Brookmans Park Golf Club marks centenary since end of World War 1

PUBLISHED: 17:00 03 November 2018

The Home Guard pictured at Brookmans Park Golf Club in 1940. 
Picture: Supplied by Brookmans Park Golf Club

The Home Guard pictured at Brookmans Park Golf Club in 1940. Picture: Supplied by Brookmans Park Golf Club


Brookmans Park Golf Club will be doing its bit to commemorate 100 years since the end of the First World War in 1918.

This year in conjunction with the Royal British Legion, Brookmans Park Golf Club will be holding a centenary Armistice Day golf event.

Members will observe a two-minute silence at 11am on Sunday, November 11, and then play golf in teams representing all the Armed Forces, including the Home Guard.

All the proceeds from this day are going to the Royal British Legion.

In fact, Brookmans Park Golf Club has a special link to both the Home Guard and RBL.

A branch of the Home Guard was based in Brookmans Park and the RBL visits the club annually for their local branch AGM and dinner.

Although many of us may think of Dad’s Army when we hear the words Home Guard, it was a very real force and was set as Britain’s last line of defence against German invasion.

Members of the Home Guard were typically men either too young or too old for conscription and also those ineligible for front line service.

By July 1940, nearly 1.4 million men had joined the Home Guard.

At first, uniforms and weapons were in short supply, with only enough rifles for about a third of volunteers.

But the Home Guard evolved into a well-equipped and well-trained army of 1.7 million men.

They were not only readied for invasion, but also performed bomb disposal and manned anti-aircraft and coastal artillery.

Over the course of the war 1,206 men of the Home Guard were killed on duty or died of wounds.

A golf club spokesman said: “We are privileged to have two of our members honoured for their part in the Second World War.

“Firstly, Mr Geoff Pulzer appointed to the ‘Ordre national de la Legion D’Honneur’ (the Legion of Honour) the highest Military or Civil merit award in France.

“This was for his military service in the Tank Regiment during the Second World War in France, Belgium and Germany.
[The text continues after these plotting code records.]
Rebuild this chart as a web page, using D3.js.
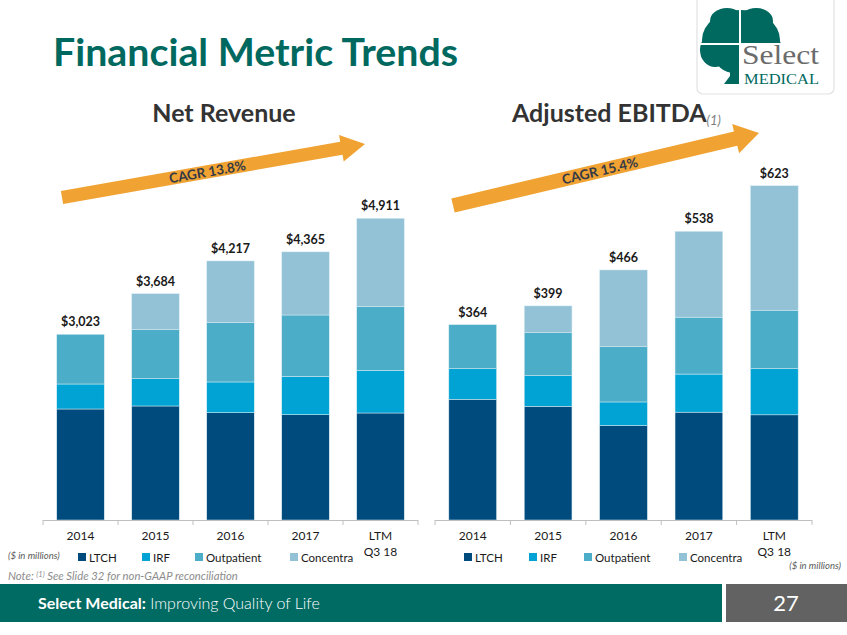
<!DOCTYPE html>
<html>
<head>
<meta charset="utf-8">
<script src="https://cdn.jsdelivr.net/npm/d3@7/dist/d3.min.js"></script>
<style>
  html, body { margin: 0; padding: 0; background: #ffffff; }
  svg { display: block; }
  text { font-family: Lato, "Open Sans", sans-serif; }
</style>
</head>
<body>
<svg id="chart" width="847" height="635"></svg>
<script>
// ---------------- DATA ----------------
const categories = ["2014", "2015", "2016", "2017", "LTM\nQ3 18"];
const seriesNames = ["LTCH", "IRF", "Outpatient", "Concentra"];

const revenueLTCH       = [1807, 1856, 1747, 1714, 1742];
const revenueIRF        = [407, 444, 500, 625, 695];
const revenueOutpatient = [809, 798, 972, 998, 1042];
const revenueConcentra  = [0, 586, 998, 1028, 1432];
const revenueTotals     = [3023, 3684, 4217, 4365, 4911];

const ebitdaLTCH        = [225, 212, 176, 201, 196];
const ebitdaIRF         = [57, 57, 44, 71, 86];
const ebitdaOutpatient  = [82, 80, 103, 106, 109];
const ebitdaConcentra   = [0, 50, 143, 160, 232];
const ebitdaTotals      = [364, 399, 466, 538, 623];

const cagrLabels = ["CAGR 13.8%", "CAGR 15.4%"];
const panelTitles = ["Net Revenue", "Adjusted EBITDA"];

// ---------------- STYLE ----------------
const colors = { LTCH: "#004B7D", IRF: "#00A3D3", Outpatient: "#4BADC7", Concentra: "#93C2D6" };
const teal = "#00695F";
const orange = "#F0A332";

const svg = d3.select("#chart");

// ---------------- HEADER ----------------
function fitWidth(sel, w) {
  const n = sel.node();
  const cur = n.getComputedTextLength();
  if (Math.abs(cur - w) > 1) sel.attr("textLength", w).attr("lengthAdjust", "spacingAndGlyphs");
}

fitWidth(svg.append("text").attr("x", 53).attr("y", 66)
  .attr("font-size", 38).attr("font-weight", 700).attr("fill", teal)
  .text("Financial Metric Trends"), 405);

// Logo
const logo = svg.append("g");
logo.append("rect").attr("x", 697).attr("y", -8).attr("width", 137).attr("height", 102).attr("rx", 6)
  .attr("fill", "#fff").attr("stroke", "#e2e2e2").attr("stroke-width", 1.2);
const tree = logo.append("g").attr("fill", teal);
[[741, 40, 39, 30], [715, 50, 15, 17], [767, 50, 15, 17], [727, 21, 17, 13], [756, 21, 17, 13], [741, 60, 25, 14]]
  .forEach(c => tree.append("ellipse").attr("cx", c[0]).attr("cy", c[1]).attr("rx", c[2]).attr("ry", c[3]));
tree.append("path").attr("d", "M730,64 L745,64 L744,76 L748,84 L724,84 L730,76 Z");
logo.append("line").attr("x1", 740).attr("x2", 740).attr("y1", 8).attr("y2", 74).attr("stroke", "#fff").attr("stroke-width", 2);
logo.append("line").attr("x1", 700).attr("x2", 783).attr("y1", 44).attr("y2", 44).attr("stroke", "#fff").attr("stroke-width", 2);
logo.append("rect").attr("x", 739).attr("y", 44).attr("width", 46).attr("height", 44).attr("fill", "#fff");
fitWidth(logo.append("text").attr("x", 742).attr("y", 64)
  .attr("font-size", 27).attr("fill", "#6b6b6b").attr("style", "font-family:'Liberation Serif',serif").text("Select"), 77);
fitWidth(logo.append("text").attr("x", 744).attr("y", 84).attr("style", "font-family:'Liberation Serif',serif")
  .attr("font-size", 15).attr("fill", teal).text("MEDICAL"), 75);

// Panel titles
svg.append("text").attr("x", 224).attr("y", 122).attr("text-anchor", "middle")
  .attr("font-size", 25).attr("font-weight", 700).attr("fill", "#333").text(panelTitles[0]);
const t2 = svg.append("text").attr("x", 512).attr("y", 122).attr("font-size", 25).attr("font-weight", 700).attr("fill", "#333");
t2.append("tspan").text(panelTitles[1]);
t2.append("tspan").attr("font-size", 13).attr("font-weight", 400).attr("font-style", "italic").attr("fill", "#7f7f7f").attr("dy", 3).text("(1)");

// ---------------- ARROWS ----------------
function arrow(x0, y0, x1, y1, shaft, head, headLen, label) {
  const dx = x1 - x0, dy = y1 - y0, L = Math.hypot(dx, dy);
  const ux = dx / L, uy = dy / L, px = -uy, py = ux;
  const bx = x1 - ux * headLen, by = y1 - uy * headLen;
  const pts = [
    [x0 + px * shaft / 2, y0 + py * shaft / 2],
    [bx + px * shaft / 2, by + py * shaft / 2],
    [bx + px * head / 2, by + py * head / 2],
    [x1, y1],
    [bx - px * head / 2, by - py * head / 2],
    [bx - px * shaft / 2, by - py * shaft / 2],
    [x0 - px * shaft / 2, y0 - py * shaft / 2]
  ];
  svg.append("path").attr("d", d3.line()(pts) + "Z").attr("fill", orange);
  const ang = Math.atan2(dy, dx) * 180 / Math.PI;
  const tx = x0 + ux * L * 0.48, ty = y0 + uy * L * 0.48;
  svg.append("text").attr("transform", `translate(${tx},${ty}) rotate(${ang})`)
    .attr("text-anchor", "middle").attr("dy", "0.36em")
    .attr("font-size", 13.5).attr("font-weight", 700).attr("fill", "#353A46").text(label);
}
arrow(62, 197.5, 365, 144, 13.2, 27, 24, cagrLabels[0]);
arrow(453, 205.5, 759, 133, 14.6, 30, 24, cagrLabels[1]);

// ---------------- CHARTS ----------------
function drawPanel(cfg) {
  const rows = categories.map((c, i) => {
    const r = { cat: c };
    seriesNames.forEach((s, j) => r[s] = cfg.values[j][i]);
    return r;
  });
  const x = d3.scaleBand().domain(categories).range([cfg.x0, cfg.x1])
    .paddingInner(0.367).paddingOuter(0.1835);
  const y = d3.scaleLinear().domain([0, cfg.maxV]).range([cfg.base, cfg.top]);
  const stacked = d3.stack().keys(seriesNames)(rows);
  const g = svg.append("g");
  g.selectAll("g.layer").data(stacked).join("g").attr("class", "layer")
    .attr("fill", d => colors[d.key])
    .selectAll("rect").data(d => d).join("rect")
    .attr("x", d => x(d.data.cat)).attr("width", x.bandwidth())
    .attr("y", d => y(d[1])).attr("height", d => y(d[0]) - y(d[1]))
    .attr("stroke", "#d8ecf4").attr("stroke-width", 0.5);
  // totals
  g.selectAll("text.total").data(cfg.totals).join("text").attr("class", "total")
    .attr("x", (d, i) => x(categories[i]) + x.bandwidth() / 2)
    .attr("y", d => y(d) - 8).attr("text-anchor", "middle")
    .attr("font-size", 12.5).attr("font-weight", 700).attr("fill", "#1a1a1a")
    .text(d => "$" + d3.format(",")(d));
  // axis
  const step = x.step();
  const tickPos = categories.map(c => x(c) - step * x.paddingInner() / 2).concat([cfg.x1]);
  g.append("line").attr("x1", cfg.x0).attr("x2", cfg.x1).attr("y1", cfg.base + 0.5).attr("y2", cfg.base + 0.5)
    .attr("stroke", "#bfbfbf").attr("stroke-width", 1);
  g.selectAll("line.tick").data(tickPos).join("line").attr("class", "tick")
    .attr("x1", d => d).attr("x2", d => d).attr("y1", cfg.base).attr("y2", cfg.base + 5)
    .attr("stroke", "#bfbfbf").attr("stroke-width", 1);
  const lab = g.selectAll("text.cat").data(categories).join("text").attr("class", "cat")
    .attr("x", d => x(d) + x.bandwidth() / 2).attr("y", cfg.base + 20)
    .attr("text-anchor", "middle").attr("font-size", 12).attr("fill", "#1a1a1a");
  lab.each(function (d) {
    d.split("\n").forEach((line, k) => d3.select(this).append("tspan")
      .attr("x", x(d) + x.bandwidth() / 2).attr("dy", k === 0 ? 0 : 16).text(line));
  });
  // legend
  cfg.legendX.forEach((lx, i) => {
    g.append("rect").attr("x", lx).attr("y", 553).attr("width", 8).attr("height", 8).attr("fill", colors[seriesNames[i]]);
    g.append("text").attr("x", lx + 11).attr("y", 561.5).attr("font-size", 11.5).attr("fill", "#1a1a1a").text(seriesNames[i]);
  });
}

drawPanel({
  values: [revenueLTCH, revenueIRF, revenueOutpatient, revenueConcentra],
  totals: revenueTotals, x0: 43, x1: 418, base: 520, top: 212.85, maxV: 5000,
  legendX: [78, 142, 195, 290]
});
drawPanel({
  values: [ebitdaLTCH, ebitdaIRF, ebitdaOutpatient, ebitdaConcentra],
  totals: ebitdaTotals, x0: 435, x1: 812, base: 520, top: 144.4, maxV: 700,
  legendX: [464, 529, 584, 679]
});

svg.append("text").attr("x", 8).attr("y", 559).attr("font-size", 9.5).attr("font-style", "italic")
  .attr("fill", "#595959").text("($ in millions)");
svg.append("text").attr("x", 841).attr("y", 569).attr("text-anchor", "end").attr("font-size", 9.5).attr("font-style", "italic")
  .attr("fill", "#595959").text("($ in millions)");

const note = svg.append("text").attr("x", 8).attr("y", 580).attr("font-size", 11.3).attr("font-style", "italic").attr("fill", "#8c8c8c");
note.append("tspan").text("Note: ");
note.append("tspan").attr("font-size", 7.5).attr("dy", -3).text("(1)");
note.append("tspan").attr("dy", 3).text(" See Slide 32 for non-GAAP reconciliation");

// ---------------- FOOTER ----------------
svg.append("rect").attr("x", 0).attr("y", 584).attr("width", 722).attr("height", 38).attr("fill", "#006B63");
svg.append("rect").attr("x", 726).attr("y", 584).attr("width", 121).attr("height", 38).attr("fill", "#626262");
const ft = svg.append("text").attr("x", 38).attr("y", 609).attr("font-size", 16).attr("fill", "#fff");
ft.append("tspan").attr("font-weight", 700).text("Select Medical:");
ft.append("tspan").attr("font-weight", 300).text(" Improving Quality of Life");
svg.append("text").attr("x", 786).attr("y", 611).attr("text-anchor", "middle").attr("font-size", 22).attr("fill", "#fff").text("27");
</script>
</body>
</html>
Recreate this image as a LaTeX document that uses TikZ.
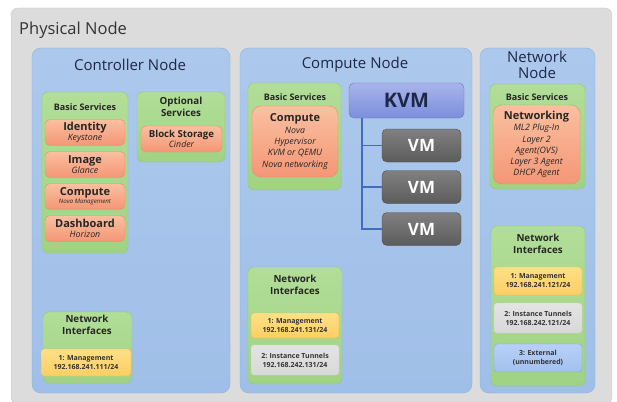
\documentclass[tikz,border=0pt]{standalone}
\usepackage{fontspec}
\setmainfont{Open Sans}
\newcommand{\fsz}[2]{\fontsize{#1}{#2}\selectfont}
\definecolor{physfill}{RGB}{220,220,220}
\definecolor{physline}{RGB}{202,202,202}
\definecolor{hosttop}{RGB}{172,200,236}
\definecolor{hostbot}{RGB}{160,191,232}
\definecolor{hostline}{RGB}{140,176,222}
\definecolor{grptop}{RGB}{178,222,152}
\definecolor{grpbot}{RGB}{160,210,132}
\definecolor{grpline}{RGB}{146,200,120}
\definecolor{svctop}{RGB}{250,192,160}
\definecolor{svcbot}{RGB}{244,150,118}
\definecolor{svcline}{RGB}{232,140,108}
\definecolor{mgmttop}{RGB}{255,224,135}
\definecolor{mgmtbot}{RGB}{252,206,100}
\definecolor{tungray}{RGB}{216,216,216}
\definecolor{exttop}{RGB}{184,208,246}
\definecolor{extbot}{RGB}{162,192,240}
\definecolor{kvmtop}{RGB}{168,180,236}
\definecolor{kvmbot}{RGB}{124,142,220}
\definecolor{vmtop}{RGB}{128,128,128}
\definecolor{vmbot}{RGB}{92,92,92}
\definecolor{linkblue}{RGB}{68,108,190}
\definecolor{titletext}{RGB}{30,40,70}
\tikzset{
  size/.style 2 args={minimum width=#1pt, minimum height=#2pt, inner sep=0pt},
  phys/.style={draw=physline, fill=physfill, rounded corners=7pt},
  host/.style={draw=hostline, top color=hosttop, bottom color=hostbot, rounded corners=9pt},
  group/.style={draw=grpline, top color=grptop, bottom color=grpbot, rounded corners=6pt},
  svc/.style={draw=svcline, top color=svctop, bottom color=svcbot, rounded corners=5pt,
    align=center, text=black!85},
  mgmt/.style={draw=mgmtbot!90!black, top color=mgmttop, bottom color=mgmtbot, rounded corners=3pt,
    align=center, font=\fsz{7}{9}\bfseries, text=black!80},
  tunnel/.style={mgmt, draw=black!18, top color=tungray!70!white, bottom color=tungray},
  extnet/.style={mgmt, draw=extbot!85!black, top color=exttop, bottom color=extbot},
  hosttitle/.style={font=\fsz{15}{16}, text=titletext, align=center},
  grptitle/.style={font=\fsz{9}{12.5}\bfseries, text=black!85, align=center},
  iftitle/.style={grptitle, font=\fsz{9.8}{12}\bfseries},
  kvm/.style={draw=kvmbot!85!black, top color=kvmtop, bottom color=kvmbot, rounded corners=5pt,
    font=\fsz{20}{22}\bfseries, text=titletext},
  vm/.style={draw=black!70, top color=vmtop, bottom color=vmbot, rounded corners=5pt,
    font=\fsz{17}{20}\bfseries, text=white},
  link/.style={draw=linkblue, line width=1.6pt}
}
\begin{document}
\begin{tikzpicture}[x=1pt,y=-1pt]
  \useasboundingbox (0,0) rectangle (617,401);
  \node[phys, size={601}{396}] (phys) at (311.5,206) {};
  \node[anchor=west, font=\fsz{16.5}{20}, text=black!80, inner sep=0pt] (physT) at (19,30) {Physical Node};

  % controller node
  \node[host, size={198}{345}] (ctrl) at (131,220.5) {};
  \node[hosttitle] (ctrlT) at (130,65) {Controller Node};
  \node[group, size={86}{161}] (ctrlBasic) at (85,172.5) {};
  \node[grptitle] (ctrlBasicT) at (85,107) {Basic Services};
  \node[svc, size={80}{26}, font=\fsz{8.8}{10}\itshape] (identity) at (85,132.5)
    {{\fsz{11}{12}\upshape\bfseries Identity}\\Keystone};
  \node[svc, size={80}{26}, font=\fsz{8.8}{10}\itshape] (image) at (85,164.5)
    {{\fsz{11}{12}\upshape\bfseries Image}\\Glance};
  \node[svc, size={80}{26}, font=\fsz{6.2}{8}\itshape] (ctrlCompute) at (85,196.5)
    {{\fsz{11}{12}\upshape\bfseries Compute}\\Nova Management};
  \node[svc, size={80}{26}, font=\fsz{8.8}{10}\itshape] (dashboard) at (85,228.5)
    {{\fsz{11}{12}\upshape\bfseries Dashboard}\\Horizon};
  \node[group, size={88}{70}] (optional) at (181,127) {};
  \node[iftitle] (optionalT) at (181,106.5) {Optional\\Services};
  \node[svc, size={81}{26}, font=\fsz{8.8}{10}\itshape] (blockStorage) at (181.5,139)
    {{\fsz{9.6}{11}\upshape\bfseries Block Storage}\\Cinder};
  \node[group, size={89}{71}] (ctrlIf) at (87.5,347.5) {};
  \node[iftitle] (ctrlIfT) at (87,325) {Network\\Interfaces};
  \node[mgmt, size={90}{27}] (ctrlMgmt) at (86,362.5) {1: Management\\192.168.241.111/24};

  % compute node
  \node[host, size={232}{345}] (comp) at (356,220.5) {};
  \node[hosttitle] (compT) at (355,65) {Compute Node};
  \node[group, size={93}{107}] (compBasic) at (294.5,136.5) {};
  \node[grptitle] (compBasicT) at (295,97) {Basic Services};
  \node[svc, size={86}{71}, rounded corners=9pt, font=\fsz{8.8}{11.3}\itshape] (nova) at (295,141.5)
    {{\fsz{11}{12}\upshape\bfseries Compute}\\Nova\\Hypervisor\\KVM or QEMU\\Nova networking};
  \node[kvm, size={115}{35}] (kvm) at (406.5,100.5) {KVM};
  \foreach \i/\y in {1/145.5,2/187,3/229}
    \node[vm, size={79}{33}] (vm\i) at (421.5,\y) {VM};
  \coordinate (trunk) at ([xshift=-44.5pt]kvm.south);
  \draw[link] (trunk) |- (vm3.west);
  \foreach \i in {1,2}
    \draw[link] (trunk |- vm\i.west) -- (vm\i.west);
  \node[group, size={94}{117}] (compIf) at (295,325.5) {};
  \node[iftitle] (compIfT) at (295,285) {Network\\Interfaces};
  \node[mgmt, size={88}{25}] (compMgmt) at (295,325.5) {1: Management\\192.168.241.131/24};
  \node[tunnel, size={88}{30}] (compTun) at (295,360) {2: Instance Tunnels\\192.168.242.131/24};

  % network node
  \node[host, size={115}{345}] (net) at (537.5,220.5) {};
  \node[hosttitle] (netT) at (537,65) {Network\\Node};
  \node[group, size={95}{105}] (netBasic) at (537.5,136.5) {};
  \node[grptitle] (netBasicT) at (537,97) {Basic Services};
  \node[svc, size={87}{79}, rounded corners=9pt, font=\fsz{8.8}{11.2}\itshape] (networking) at (536.5,144.5)
    {{\fsz{11}{12}\upshape\bfseries Networking}\\ML2 Plug-In\\Layer 2\\Agent(OVS)\\Layer 3 Agent\\DHCP Agent};
  \node[group, size={94}{160}] (netIf) at (538,306) {};
  \node[iftitle] (netIfT) at (538,244) {Network\\Interfaces};
  \node[mgmt, size={88}{28}] (netMgmt) at (538,281) {1: Management\\192.168.241.121/24};
  \node[tunnel, size={88}{30}] (netTun) at (538,318) {2: Instance Tunnels\\192.168.242.121/24};
  \node[extnet, size={88}{28}] (netExt) at (538,358) {3: External\\(unnumbered)};
\end{tikzpicture}
\end{document}
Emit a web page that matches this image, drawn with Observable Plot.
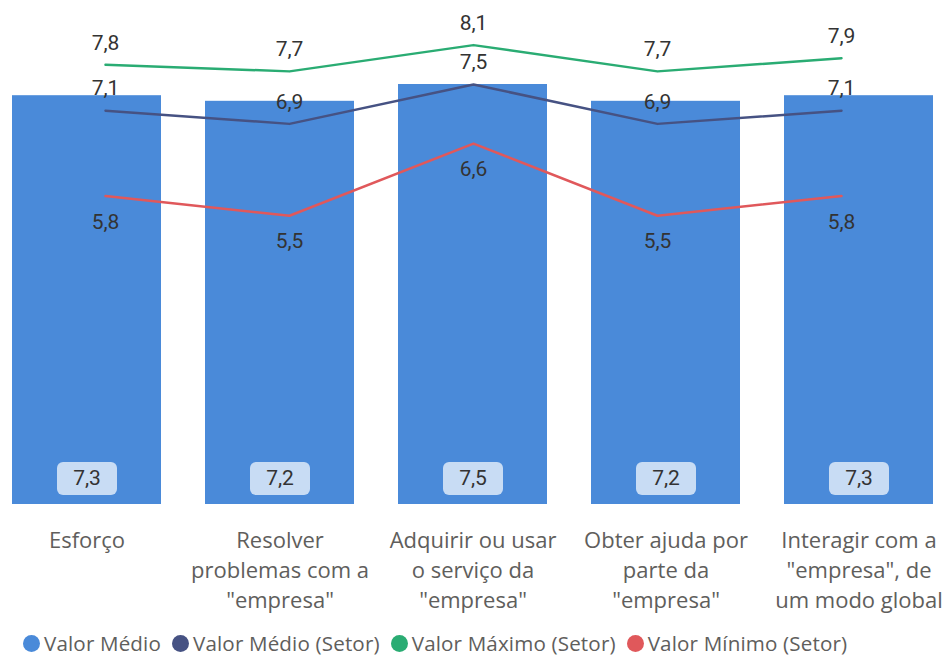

“Our second member was Mr Bert Boylan who sadly passed away earlier this year.

“The President of France appointed him to the rank of Chevalier in the Ordre National de la Legion D’Honneur.

“The medal was granted in recognition of his contribution towards the liberation of France during 1944/45.”

The spokesman added: “On the 11th of November, we will not only remember Mr Boylan and raise a glass with Mr Pulzer but honour the memory of all those who have paid the price for the freedom we enjoy today.

“We welcome visitors to join us for Sunday lunch on the day.”